こんにちは、セコムの武石(たけいし)です。

どこで最期を迎えるか悩むよりも。どのような最期を迎えたいのか、その方針を考えることが大切です。「終活」という言葉はすっかり耳慣れたものになりました。
しかしながら自分や親の死を考えることに、抵抗感を覚える方も少なくありません。
まだ、先のことと実感のない方もおられるでしょう。

今は元気でも、高齢期にさしかかれば、急に病気になったり、介護が必要になったりする可能性は誰にでもあります。

「体が動かなくなって、今までのように暮らせなくなったら、どうしよう...」
このように想像すると、なんだか暗い気持ちになってしまいますね。

でも、終活は、自分らしく最期を迎えるための準備。
望まない暮らしのなかで、不本意な最期にならないよう、前向きに「自分はこうしたいな」を考えておくことなのです。

今回は、終活を考えるきっかけとして「終の棲家」の決め方や考え方についてまとめます。
ご自分が、あるいは親御さんが、「充実したシニアライフを送るならどこがふさわしいか」をイメージすることからはじめましょう。


● 終の棲家選びは、まず「方針」から決める
終の棲家をどうするかを考えるとき、「家に居るか?それとも施設に行くか?」という選択肢がまず浮かんでくるのではないでしょうか。

内閣府の高齢社会白書などによれば、60歳以上の方の半数以上が「自宅で最期を迎えたい」と考えているそうですが、一方では自宅で暮らせるだろうか...?という不安もあると思います。
「施設」を選択肢に入れている方も、どんな施設が良いのか、お金は大丈夫かなど、気がかりなことがいろいろ浮かんでくるはずです。

終の棲家は、「家か?施設か?」を決めるところからスタートすると、はっきりとした答えが見つからないもの。
場所から考えるのではなく、まず人生の最期に向けての「方針」を決めるところからはじめてみてください。

ここでいう「方針」とは、自分がどうありたいかということ。
「どのように暮らしたら自分は幸せか?」「自分らしく居られる暮らしとはどんなものか?」をイメージすることがポイントです。

たとえば、「人に干渉されず気ままに暮らしたい」と思うなら、それを実現できるのはどこでしょうか。
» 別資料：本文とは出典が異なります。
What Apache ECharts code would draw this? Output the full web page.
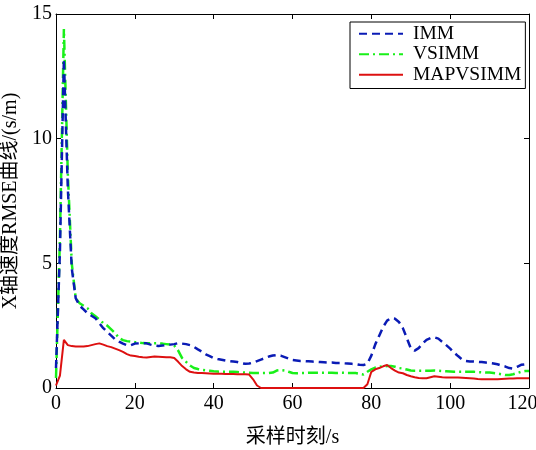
<!DOCTYPE html>
<html>
<head>
<meta charset="utf-8">
<script src="https://cdn.jsdelivr.net/npm/echarts@6/dist/echarts.min.js"></script>
<style>
  html, body { margin: 0; padding: 0; background: #fff; }
  #chart { width: 536px; height: 450px; }
</style>
</head>
<body>
<div id="chart"></div>
<script>
// 采样时刻 0..120 s
var times = [];
for (var i = 0; i <= 120; i++) times.push(i);

var xTicks = [0, 20, 40, 60, 80, 100, 120];
var yTicks = [0, 5, 10, 15];

var seriesNames = ["IMM", "VSIMM", "MAPVSIMM"];

var immData = [
  0.8, 5.5, 13.2, 8.0, 4.8, 3.6, 3.3, 3.15, 3.0, 2.9,
  2.8, 2.6, 2.4, 2.25, 2.1, 1.95, 1.86, 1.78, 1.72, 1.72,
  1.78, 1.79, 1.8, 1.79, 1.74, 1.7, 1.68, 1.7, 1.72, 1.74,
  1.76, 1.8, 1.78, 1.76, 1.72, 1.65, 1.55, 1.46, 1.35, 1.28,
  1.2, 1.16, 1.13, 1.1, 1.08, 1.06, 1.04, 1.0, 0.97, 0.98,
  1.02, 1.08, 1.14, 1.2, 1.26, 1.3, 1.32, 1.3, 1.24, 1.18,
  1.12, 1.1, 1.08, 1.08, 1.07, 1.06, 1.05, 1.04, 1.03, 1.02,
  1.02, 1.0, 1.0, 0.99, 0.98, 0.97, 0.96, 0.93, 0.92, 0.98,
  1.3, 1.75, 2.1, 2.45, 2.7, 2.8, 2.78, 2.65, 2.4, 2.0,
  1.6, 1.5, 1.6, 1.78, 1.93, 2.0, 2.03, 1.98, 1.85, 1.72,
  1.58, 1.42, 1.28, 1.15, 1.08, 1.06, 1.06, 1.05, 1.04, 1.02,
  1.0, 0.98, 0.95, 0.9, 0.86, 0.8, 0.78, 0.85, 0.93, 0.95,
  0.9
];

var vsimmData = [
  0.4, 6.0, 14.4, 8.6, 5.0, 3.6, 3.4, 3.3, 3.2, 3.0,
  2.88, 2.75, 2.6, 2.5, 2.35, 2.2, 2.0, 1.92, 1.88, 1.86,
  1.84, 1.82, 1.8, 1.79, 1.79, 1.79, 1.79, 1.78, 1.76, 1.74,
  1.7, 1.5, 1.2, 1.05, 0.9, 0.8, 0.76, 0.73, 0.71, 0.69,
  0.67, 0.66, 0.65, 0.65, 0.65, 0.65, 0.64, 0.63, 0.62, 0.61,
  0.6, 0.6, 0.6, 0.6, 0.6, 0.62, 0.7, 0.72, 0.7, 0.65,
  0.6, 0.59, 0.6, 0.6, 0.61, 0.61, 0.61, 0.61, 0.61, 0.61,
  0.61, 0.6, 0.61, 0.61, 0.6, 0.6, 0.6, 0.57, 0.54, 0.65,
  0.75, 0.82, 0.85, 0.87, 0.88, 0.88, 0.85, 0.8, 0.78, 0.74,
  0.7, 0.69, 0.69, 0.69, 0.69, 0.69, 0.7, 0.69, 0.68, 0.67,
  0.66, 0.65, 0.65, 0.65, 0.65, 0.65, 0.65, 0.64, 0.63, 0.62,
  0.62, 0.6, 0.58, 0.55, 0.52, 0.52, 0.55, 0.6, 0.65, 0.68,
  0.68
];

var mapData = [
  0.1, 0.5, 1.93, 1.72, 1.68, 1.66, 1.66, 1.66, 1.68, 1.72,
  1.76, 1.79, 1.74, 1.68, 1.64, 1.58, 1.52, 1.45, 1.36, 1.3,
  1.28, 1.25, 1.23, 1.22, 1.24, 1.26, 1.25, 1.24, 1.23, 1.23,
  1.2, 1.05, 0.88, 0.75, 0.65, 0.62, 0.6, 0.6, 0.59, 0.58,
  0.57, 0.57, 0.57, 0.56, 0.56, 0.56, 0.55, 0.55, 0.55, 0.54,
  0.35, 0.1, 0, 0, 0, 0, 0, 0, 0, 0,
  0, 0, 0, 0, 0, 0, 0, 0, 0, 0,
  0, 0, 0, 0, 0, 0, 0, 0, 0, 0.15,
  0.65, 0.75, 0.8, 0.87, 0.92, 0.8, 0.7, 0.62, 0.59, 0.52,
  0.47, 0.43, 0.4, 0.39, 0.39, 0.43, 0.47, 0.45, 0.43, 0.42,
  0.42, 0.42, 0.42, 0.41, 0.4, 0.39, 0.38, 0.36, 0.35, 0.35,
  0.35, 0.35, 0.35, 0.36, 0.37, 0.38, 0.38, 0.39, 0.39, 0.39,
  0.39
];

function pairs(vals) {
  return times.map(function (t, k) { return [t, vals[k]]; });
}

var fontFam = '"Liberation Serif", "Noto Sans CJK SC", serif';

var chart = echarts.init(document.getElementById("chart"));

var axisCommon = {
  axisLine: { show: true, onZero: false, lineStyle: { color: "#000", width: 1 } },
  axisTick: { show: true, inside: true, length: 5, lineStyle: { color: "#000" } },
  splitLine: { show: false },
  axisLabel: { color: "#000", fontSize: 20, fontFamily: fontFam }
};

chart.setOption({
  animation: false,
  backgroundColor: "#fff",
  grid: { left: 56, right: 7, top: 14, bottom: 62, containLabel: false, outerBoundsMode: "none" },
  legend: {
    orient: "vertical",
    left: 350,
    top: 22,
    padding: [2, 4, 4, 8],
    itemWidth: 44,
    itemHeight: 14,
    itemGap: 1,
    backgroundColor: "#fff",
    borderColor: "#000",
    borderWidth: 1,
    itemStyle: { opacity: 0 },
    textStyle: { color: "#000", fontSize: 19.5, fontFamily: fontFam, padding: [0, 0, 0, 5] },
    data: seriesNames
  },
  xAxis: [
    Object.assign({}, axisCommon, {
      type: "value",
      min: 0, max: 120, interval: 20,
      name: "采样时刻/s",
      nameLocation: "middle",
      nameGap: 40,
      nameTextStyle: { color: "#000", fontSize: 20, fontFamily: fontFam },
      axisLabel: Object.assign({}, axisCommon.axisLabel, {
        margin: 6,
        formatter: function (v) {
          if (xTicks.indexOf(v) < 0) return "";
          // 最后一个刻度稍微左移，避免被裁掉
          return v === 120 ? "{last|" + v + "}" : String(v);
        },
        rich: {
          last: { color: "#000", fontSize: 20, fontFamily: fontFam, padding: [0, 13, 0, 0] }
        }
      })
    }),
    Object.assign({}, axisCommon, {
      type: "value", position: "top",
      min: 0, max: 120, interval: 20,
      axisLabel: { show: false }
    })
  ],
  yAxis: [
    Object.assign({}, axisCommon, {
      type: "value",
      min: 0, max: 15, interval: 5,
      name: "X轴速度RMSE曲线/(s/m)",
      nameLocation: "middle",
      nameGap: 26,
      nameTextStyle: { color: "#000", fontSize: 20, fontFamily: fontFam },
      axisLabel: Object.assign({}, axisCommon.axisLabel, {
        margin: 4,
        formatter: function (v) { return yTicks.indexOf(v) >= 0 ? String(v) : ""; }
      })
    }),
    Object.assign({}, axisCommon, {
      type: "value", position: "right",
      min: 0, max: 15, interval: 5,
      axisLabel: { show: false }
    })
  ],
  series: [
    {
      name: "IMM",
      type: "line",
      symbol: "none",
      z: 4,
      data: pairs(immData),
      itemStyle: { color: "#0a1bb5" },
      lineStyle: { color: "#0a1bb5", width: 2.5, type: [8, 5] }
    },
    {
      name: "VSIMM",
      type: "line",
      symbol: "none",
      z: 3,
      data: pairs(vsimmData),
      itemStyle: { color: "#19f019" },
      lineStyle: { color: "#19f019", width: 2.5, type: [10, 4, 2, 4] }
    },
    {
      name: "MAPVSIMM",
      type: "line",
      symbol: "none",
      z: 5,
      data: pairs(mapData),
      itemStyle: { color: "#dd1010" },
      lineStyle: { color: "#dd1010", width: 2 }
    }
  ]
});
</script>
</body>
</html>
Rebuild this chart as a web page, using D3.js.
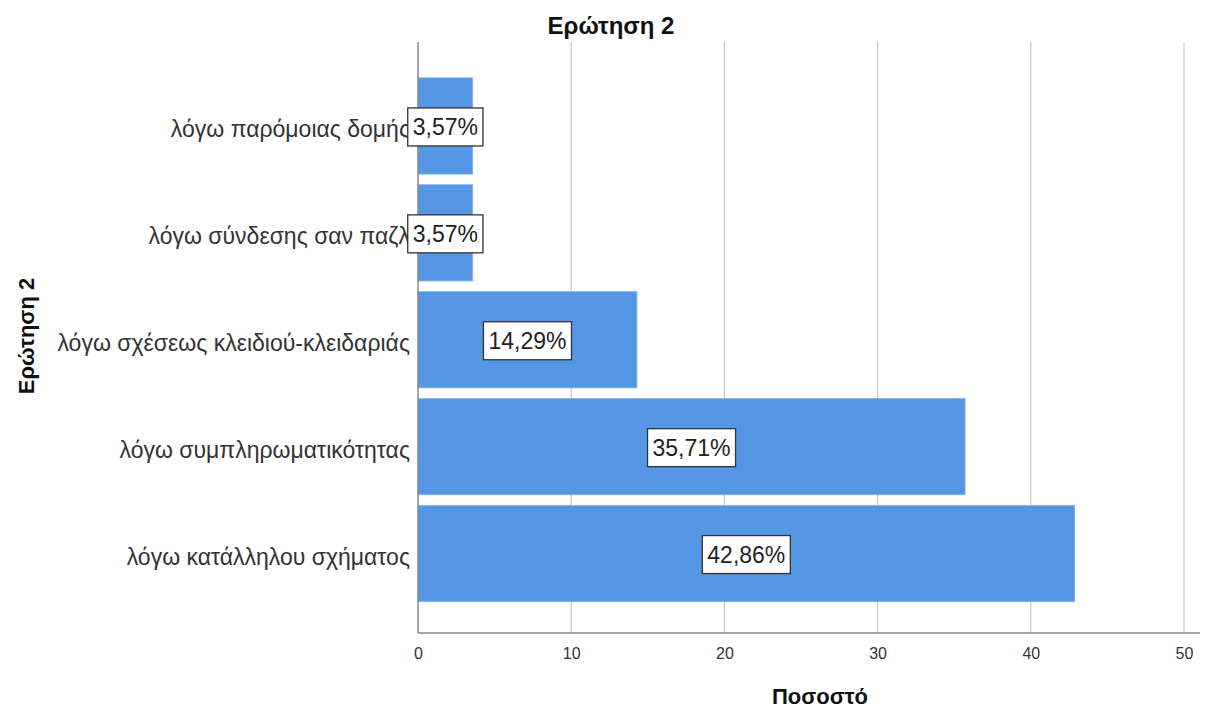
<!DOCTYPE html>
<html><head><meta charset="utf-8">
<script src="https://cdn.jsdelivr.net/npm/d3@7"></script>
<style>body{margin:0;background:#fff}svg{display:block;font-family:"Liberation Sans",Arial,sans-serif}</style>
</head><body>
<svg id="c" width="1216" height="709"></svg>
<script>
const categories = ["λόγω παρόμοιας δομής","λόγω σύνδεσης σαν παζλ","λόγω σχέσεως κλειδιού-κλειδαριάς","λόγω συμπληρωματικότητας","λόγω κατάλληλου σχήματος"];
const values = [3.57, 3.57, 14.29, 35.71, 42.86];
const valueLabels = ["3,57%","3,57%","14,29%","35,71%","42,86%"];
const xTicks = [0,10,20,30,40,50];
const title = "Ερώτηση 2";
const xTitle = "Ποσοστό";
const yTitle = "Ερώτηση 2";

const svg = d3.select("#c");
const x = d3.scaleLinear().domain([0,50]).range([418,1184]);
const y = d3.scaleBand().domain(categories).range([72.5,607]).paddingInner(0.1).paddingOuter(0.05);
const plotTop = 42, plotBottom = 633;

// grid
svg.append("g").selectAll("line").data(xTicks.filter(d=>d>0)).join("line")
  .attr("x1",d=>x(d)).attr("x2",d=>x(d)).attr("y1",plotTop).attr("y2",plotBottom)
  .attr("stroke","#cccccc").attr("stroke-width",1.3);

// bars
svg.append("g").selectAll("rect").data(values).join("rect")
  .attr("x",x(0)).attr("y",(d,i)=>y(categories[i]))
  .attr("width",d=>x(d)-x(0)).attr("height",y.bandwidth())
  .attr("fill","#5596e5").attr("stroke","#7fb0ee").attr("stroke-width",0.8);

// axes lines
svg.append("line").attr("x1",x(0)).attr("x2",1200).attr("y1",plotBottom).attr("y2",plotBottom).attr("stroke","#8a8a8a").attr("stroke-width",1.5);
svg.append("line").attr("x1",x(0)).attr("x2",x(0)).attr("y1",plotTop).attr("y2",plotBottom).attr("stroke","#8a8a8a").attr("stroke-width",1.5);

// x ticks labels
const xa = d3.axisBottom(x).tickValues(xTicks).tickSize(0).tickPadding(15);
const gx = svg.append("g").attr("transform",`translate(0,${plotBottom})`).call(xa);
gx.select(".domain").remove();
gx.selectAll("text").attr("font-size",16).attr("fill","#333").attr("font-family","Liberation Sans, Arial, sans-serif");

// category labels
svg.append("g").selectAll("text").data(categories).join("text")
  .attr("x",410).attr("y",d=>y(d)+y.bandwidth()/2+3).attr("dy","0.36em")
  .attr("text-anchor","end").attr("font-size",23).attr("fill","#333")
  .text(d=>d);

// value labels
const lg = svg.append("g").selectAll("g").data(values).join("g")
  .attr("transform",(d,i)=>`translate(${(x(0)+x(d))/2},${y(categories[i])+y.bandwidth()/2+1})`);
lg.each(function(d,i){
  const g = d3.select(this);
  const t = g.append("text").attr("text-anchor","middle").attr("dy","0.36em")
    .attr("font-size",23).attr("fill","#222").text(valueLabels[i]);
  const w = t.node().getComputedTextLength();
  g.insert("rect","text").attr("x",-w/2-5).attr("y",-19).attr("width",w+10).attr("height",38)
    .attr("fill","#fff").attr("stroke","#333").attr("stroke-width",1.3);
});

// titles
svg.append("text").attr("x",611).attr("y",34).attr("text-anchor","middle").attr("font-size",24).attr("font-weight","bold").attr("fill","#111").text(title);
svg.append("text").attr("x",820).attr("y",704).attr("text-anchor","middle").attr("font-size",22).attr("font-weight","bold").attr("fill","#111").text(xTitle);
svg.append("text").attr("transform","translate(34,336) rotate(-90)").attr("text-anchor","middle").attr("font-size",22).attr("font-weight","bold").attr("fill","#111").text(yTitle);
</script>
</body></html>
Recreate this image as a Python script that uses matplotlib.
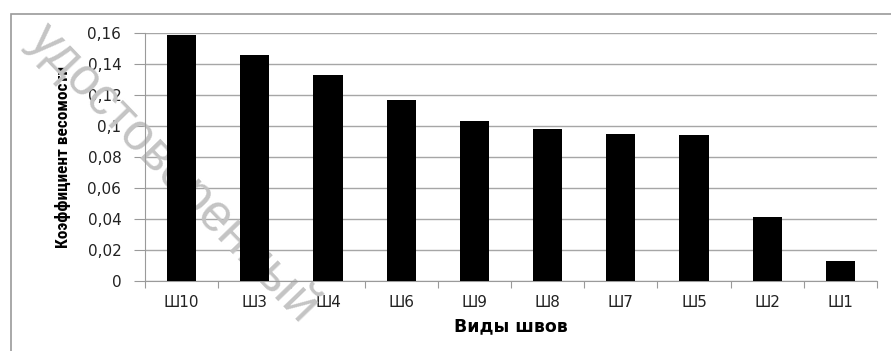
import matplotlib
matplotlib.use('Agg')
import matplotlib.pyplot as plt
from matplotlib.patches import Rectangle
from matplotlib.ticker import FuncFormatter, MultipleLocator

# виды швов и коэффициенты весомости
categories = ['Ш10', 'Ш3', 'Ш4', 'Ш6', 'Ш9', 'Ш8', 'Ш7', 'Ш5', 'Ш2', 'Ш1']
values = [0.159, 0.146, 0.133, 0.117, 0.103, 0.098, 0.095, 0.094, 0.041, 0.013]

fig = plt.figure(figsize=(8.91, 3.51), dpi=100)
ax = fig.add_axes([0.1627, 0.1994, 0.8216, 0.7066])

# рамка области диаграммы
fig.patches.append(Rectangle((11/891, -0.1), 1.1, 1 - 14/351 + 0.1,
                             transform=fig.transFigure, fill=False,
                             edgecolor='#9a9a9a', linewidth=1.2))

x = range(len(categories))
ax.bar(x, values, width=0.4, color='black', zorder=3)

ax.set_xlim(-0.5, len(categories) - 0.5)
ax.set_ylim(0, 0.16)
ax.yaxis.set_major_locator(MultipleLocator(0.02))
ax.yaxis.set_major_formatter(FuncFormatter(
    lambda v, p: '0' if abs(v) < 1e-9 else ('%.2f' % v).rstrip('0').replace('.', ',')))
ax.grid(axis='y', color='#a6a6a6', linewidth=1.0, zorder=0)

ax.set_xticks([i - 0.5 for i in range(len(categories) + 1)], minor=False)
ax.set_xticklabels([])
ax.set_xticks(list(x), minor=True)
ax.set_xticklabels(categories, minor=True)
ax.tick_params(axis='x', which='major', length=5, color='#9a9a9a', direction='out')
ax.tick_params(axis='x', which='minor', length=0, pad=10, labelsize=11, labelcolor='#222222')
ax.tick_params(axis='y', length=8, color='#9a9a9a', labelsize=11, labelcolor='#222222', pad=9)

for s in ['top', 'right']:
    ax.spines[s].set_visible(False)
for s in ['left', 'bottom']:
    ax.spines[s].set_color('#9a9a9a')

ax.set_xlabel('Виды швов', fontsize=12.5, fontweight='bold', labelpad=5)
ax.set_ylabel('Коэффициент весомости', fontsize=12.5, fontweight='bold',
              family=['Roboto Condensed', 'DejaVu Sans Condensed', 'Liberation Sans'],
              labelpad=12)

# водяной знак (под столбцами)
ax.text(0.195, 0.505, 'удостоверенный', transform=fig.transFigure,
        rotation=-46, rotation_mode='anchor', ha='center', va='center',
        fontsize=37, color='#c4c4c4', family='Liberation Sans',
        zorder=2, clip_on=False)

plt.savefig('out.png', dpi=100)
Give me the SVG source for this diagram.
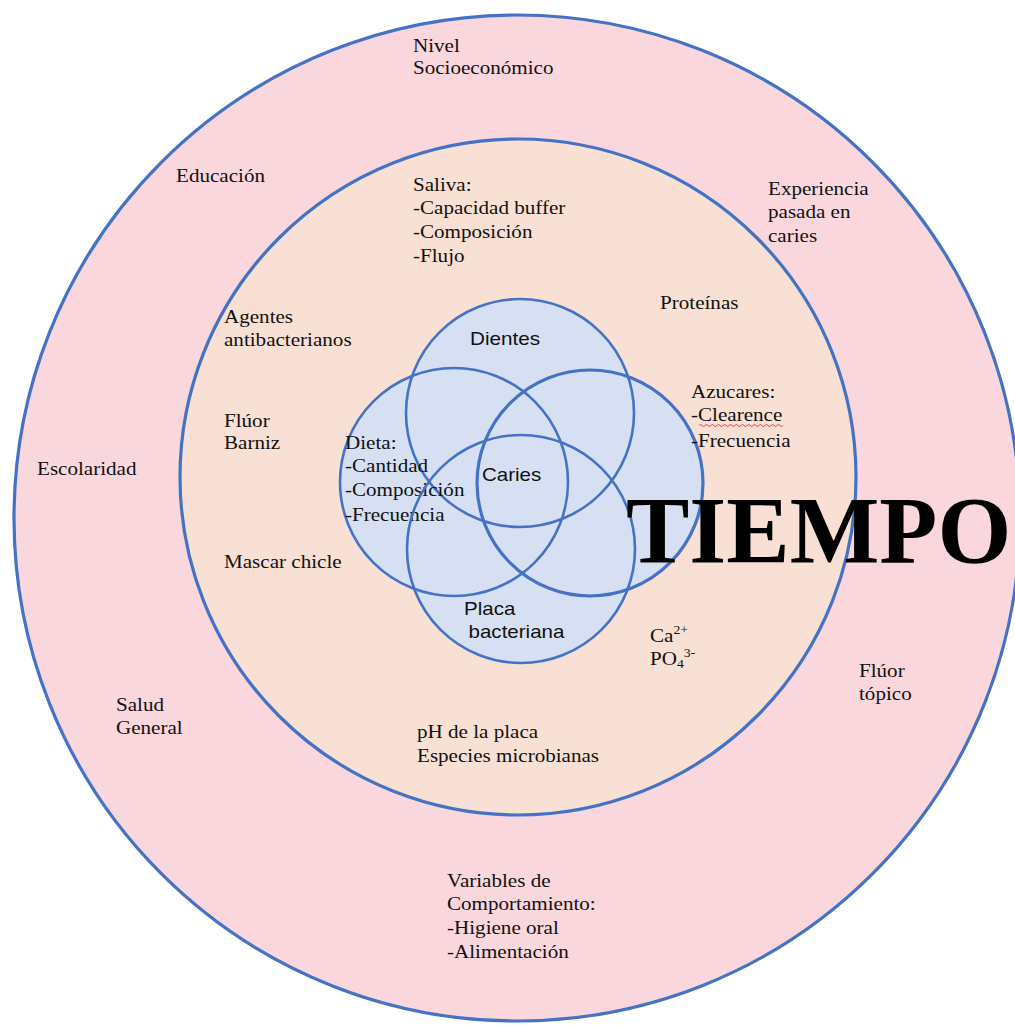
<svg xmlns="http://www.w3.org/2000/svg" width="1015" height="1025" viewBox="0 0 1015 1025">
<style>
.ring{stroke:#4472c4;stroke-width:3.2}
.vf{fill:#d6e0f2;stroke:none}
.vs{fill:none;stroke:#4472c4;stroke-width:2.6}
.t{font-family:"Liberation Serif","Times New Roman",serif;font-size:18.5px;fill:#111}
.s{font-family:"Liberation Sans",Arial,sans-serif;font-size:18px;fill:#111}
.big{font-family:"Liberation Serif","Times New Roman",serif;font-size:95px;font-weight:bold;fill:#000}
.sup{font-size:12px}
</style>
<rect width="1015" height="1025" fill="#ffffff"/>
<g id="outer-ring"><circle class="ring" cx="517" cy="518" r="503" fill="#f9d7dd"/></g>
<g id="inner-ring"><circle class="ring" cx="518" cy="477" r="338" fill="#f8e0d4"/></g>
<g id="venn">
  <g id="venn-fills">
    <circle class="vf" cx="520" cy="413" r="114"/>
    <circle class="vf" cx="454" cy="482" r="114"/>
    <circle class="vf" cx="590" cy="483" r="113"/>
    <circle class="vf" cx="521" cy="549" r="114"/>
  </g>
  <g id="node-dientes"><circle class="vs" cx="520" cy="413" r="114"/>
    <text class="s" transform="translate(470 345) scale(1.15 1)">Dientes</text></g>
  <g id="node-dieta"><circle class="vs" cx="454" cy="482" r="114"/>
    <text class="t" transform="translate(345 449) scale(1.14 1)"><tspan x="0" y="0">Dieta:</tspan><tspan x="0" y="23">-Cantidad</tspan><tspan x="0" y="47">-Composición</tspan><tspan x="0" y="72">-Frecuencia</tspan></text></g>
  <g id="node-azucares-circle"><circle class="vs" cx="590" cy="483" r="113" style="stroke-width:3.2"/></g>
  <g id="node-placa"><circle class="vs" cx="521" cy="549" r="114"/>
    <text class="s" transform="translate(464 615) scale(1.14 1)"><tspan x="0" y="0">Placa</tspan><tspan x="4" y="23">bacteriana</tspan></text></g>
  <g id="node-caries"><text class="s" transform="translate(482 481) scale(1.14 1)">Caries</text></g>
</g>
<g id="labels">
  <g id="node-nivel"><text class="t" transform="translate(413 52) scale(1.14 1)"><tspan x="0" y="0">Nivel</tspan><tspan x="0" y="22.5">Socioeconómico</tspan></text></g>
  <g id="node-educacion"><text class="t" transform="translate(176 182) scale(1.14 1)">Educación</text></g>
  <g id="node-saliva"><text class="t" transform="translate(413 191) scale(1.14 1)"><tspan x="0" y="0">Saliva:</tspan><tspan x="0" y="23.5">-Capacidad buffer</tspan><tspan x="0" y="47">-Composición</tspan><tspan x="0" y="71">-Flujo</tspan></text></g>
  <g id="node-experiencia"><text class="t" transform="translate(768 195) scale(1.14 1)"><tspan x="0" y="0">Experiencia</tspan><tspan x="0" y="23.5">pasada en</tspan><tspan x="0" y="47.5">caries</tspan></text></g>
  <g id="node-proteinas"><text class="t" transform="translate(660 309) scale(1.14 1)">Proteínas</text></g>
  <g id="node-agentes"><text class="t" transform="translate(224 323) scale(1.14 1)"><tspan x="0" y="0">Agentes</tspan><tspan x="0" y="23">antibacterianos</tspan></text></g>
  <g id="node-azucares"><text class="t" transform="translate(691 398) scale(1.14 1)"><tspan x="0" y="0">Azucares:</tspan><tspan x="0" y="23.5">-Clearence</tspan><tspan x="0" y="49">-Frecuencia</tspan></text>
    <path d="M699 425.5 q1.5 -2 3 0 t3 0 t3 0 t3 0 t3 0 t3 0 t3 0 t3 0 t3 0 t3 0 t3 0 t3 0 t3 0 t3 0 t3 0 t3 0 t3 0 t3 0 t3 0 t3 0 t3 0 t3 0 t3 0 t3 0 t3 0 t3 0 t3 0 t3 0" fill="none" stroke="#e03030" stroke-width="0.9"/></g>
  <g id="node-fluor-barniz"><text class="t" transform="translate(224 427) scale(1.14 1)"><tspan x="0" y="0">Flúor</tspan><tspan x="0" y="22.5">Barniz</tspan></text></g>
  <g id="node-escolaridad"><text class="t" transform="translate(37 475) scale(1.14 1)">Escolaridad</text></g>
  <g id="node-mascar"><text class="t" transform="translate(224 568) scale(1.14 1)">Mascar chicle</text></g>
  <g id="node-ca-po4"><text class="t" transform="translate(650 642) scale(1.14 1)"><tspan x="0" y="0">Ca</tspan><tspan class="sup" dy="-8">2+</tspan><tspan x="0" y="23">PO</tspan><tspan class="sup" dy="3">4</tspan><tspan class="sup" dy="-11">3-</tspan></text></g>
  <g id="node-fluor-topico"><text class="t" transform="translate(859 677) scale(1.14 1)"><tspan x="0" y="0">Flúor</tspan><tspan x="0" y="23">tópico</tspan></text></g>
  <g id="node-salud"><text class="t" transform="translate(116 711) scale(1.14 1)"><tspan x="0" y="0">Salud</tspan><tspan x="0" y="23">General</tspan></text></g>
  <g id="node-ph"><text class="t" transform="translate(417 738) scale(1.14 1)"><tspan x="0" y="0">pH de la placa</tspan><tspan x="0" y="24">Especies microbianas</tspan></text></g>
  <g id="node-variables"><text class="t" transform="translate(447 887) scale(1.14 1)"><tspan x="0" y="0">Variables de</tspan><tspan x="0" y="23.5">Comportamiento:</tspan><tspan x="0" y="47.5">-Higiene oral</tspan><tspan x="0" y="71">-Alimentación</tspan></text></g>
</g>
<g id="node-tiempo"><text class="big" x="626" y="563">TIEMPO</text></g>
<g id="connectors"/>
</svg>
・病気になったり、介護が必要になったりしたときも、自宅で気ままに暮らせるかな?
・施設なら、どんな施設を選べば、自分らしい暮らしができるのかな?
・グループホームのようなところだったら、認知症になっても自立して暮らせるかな?
・他人と共同生活を送るのは、やっぱりしんどいかもしれない......

このように、自分を中心にして想像を広げてみましょう。

この例で大切なのは、「自分は気ままに暮らしたい」という「方針」。
どこで暮らすのか?は、方針を実現するための「手段」でしかありません。

手段から考えようとすると、「自分がどうしたいのか」が後回しになり、終の棲家も決めきれません。
でも、「自分がどうしたいのか」という方針から考えると、それにふさわしい環境が見えてきます。
なんとなく終の棲家のイメージも固まってくるのではないでしょうか。


● 「医療をどこまで受けたいか?」で最期を迎える場所も決まる
人生の最期は、ほとんどの場合、医療的なケアが必要になります。
ただ、終末期医療にもいろいろな選択肢があり、「どこまで医療を望むか」によって、最期を迎える場所は変わってきます。

「なるべく長生きしたいから、最先端の治療を受けたい」
「家族が心配だから、どんな方法を使ってもできるだけ命を永らえたい」
このように思うなら、最期を迎える場所は「病院」ということになるでしょう。

「自分で食べられなくなったら、積極的な治療はせずに静かに最期を迎えたい」
「治すことができない痛みが続くなら、緩和ケアを受けて穏やかに逝きたい」
このようなお考えなら、在宅でも高齢者施設でも実現することは可能です。


いよいよのとき、どこまで医療を受け入れて、どこまで命をつなぐのか。
「終活」や「終の棲家」を考えるうえで非常に大切です。
最期の場面での医療的な選択は、遺(のこ)される方に重くのしかかってきます。
できれば元気なうちに、「自分はこうしたい」「こういうのは嫌だ」という気持ちを伝えておくことが大切です。


●「決める」のではなく「考える」ことが大事
人生の最期に向けての活動「終活」は、いろいろと考えておかなくてはならないことがあります。
実際に行動して、準備を進めておく必要もあるかもしれません。
たとえば最後まで自宅にとどまりたいなら、介護や医療を受けやすく自宅を改修する。
いろいろな施設を巡って、「ここなら」と思える施設を見つけておく...といったことです。

しかし、「終活」を考えはじめた時点で大切なのは、具体的な決定や行動ではありません。
実際に老後を迎えると、想像しなかった出来事が起きるものです。

「子どもの世話にならず、夫婦で何とかやっていこうと思っていたのに、要介護になって2人の暮らしを維持するのが難しくなった」
「最期まで家で暮らそうと思っていたのに、体の無理が利かなくなって、ひとり暮らしが心細くなってきた」
このような話を聞くことはよくあります。

自分を取り巻く状況や、自分の体の変化によって、気持ちが変わったり、「終の棲家」が別の場所になったりすることは十分にあり得ることです。

今「こうしよう」と思っていることは、「絶対」ではありません。
「先のことを今、決める」必要はなく、「先のことを今、考えてみる」習慣をつけることが大切。
なにか状況が変わったときは、その都度立ち止まって「自分はどうありたいか」をまた考えれば良いのです。

今の気持ちを見つめ、自分自身の本質的な思いに気づくこと。
このような思考習慣を持てば、この先にどんな出来事が待っていようとも、自分らしい最期を迎えるための最良の選択ができると思います。